[Pacemaker] resources not migrating when some are not runnable on one node, maybe because of groups or master/slave clones?

Tue Jun 19 20:31:18 UTC 2012

----- Original Message -----
> From: "Phil Frost" <phil at macprofessionals.com>
> To: "The Pacemaker cluster resource manager" <pacemaker at oss.clusterlabs.org>
> Sent: Monday, June 18, 2012 8:39:48 AM
> Subject: [Pacemaker] resources not migrating when some are not runnable on one node, maybe because of groups or
> master/slave clones?
> 
> I'm attempting to configure an NFS cluster, and I've observed that
> under
> some failure conditions, resources that depend on a failed resource
> simply stop, and no migration to another node is attempted, even
> though
> a manual migration demonstrates the other node can run all resources,
> and the resources will remain on the good node even after the
> migration
> constraint is removed.
> 
> I was able to reduce the configuration to this:
> 
> node storage01
> node storage02
> primitive drbd_nfsexports ocf:pacemaker:Stateful
> primitive fs_test ocf:pacemaker:Dummy
> primitive vg_nfsexports ocf:pacemaker:Dummy
> group test fs_test
> ms drbd_nfsexports_ms drbd_nfsexports \
>          meta master-max="1" master-node-max="1" \
>          clone-max="2" clone-node-max="1" \
>          notify="true" target-role="Started"
> location l fs_test -inf: storage02
> colocation colo_drbd_master inf: ( test ) ( vg_nfsexports ) (
> drbd_nfsexports_ms:Master )
> property $id="cib-bootstrap-options" \
>          no-quorum-policy="ignore" \
>          stonith-enabled="false" \
>          dc-version="1.1.7-ee0730e13d124c3d58f00016c3376a1de5323cff"
>          \
>          cluster-infrastructure="openais" \
>          expected-quorum-votes="2" \
>          last-lrm-refresh="1339793579"
> 
> The location constraint "l" exists only to demonstrate the problem; I
> added it to simulate the NFS server being unrunnable on one node.
> 
> To see the issue I'm experiencing, put storage01 in standby to force
> everything on storage02. fs_test will not be able to run.
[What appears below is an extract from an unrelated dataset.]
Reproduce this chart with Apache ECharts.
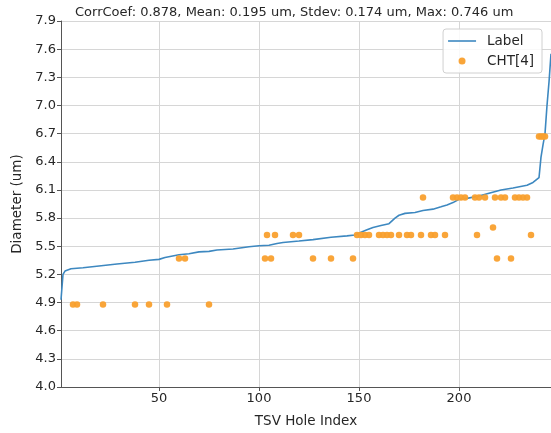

Now bring
> storage01, which can satisfy all the constraints, and see that no
> migration takes place. Put storage02 in standby, and everything will
> migrate to storage01 and start successfully. Take storage02 out of
> standby, and the services remain on storage01. This demonstrates that
> even though there is a clear "best" solution where all resources can
> run, Pacemaker isn't finding it.

Can you attach a crm_report of what happens when you put the two nodes in standby please?  Being able to see the xml and how the policy engine evaluates the transitions is helpful.

-- Vossel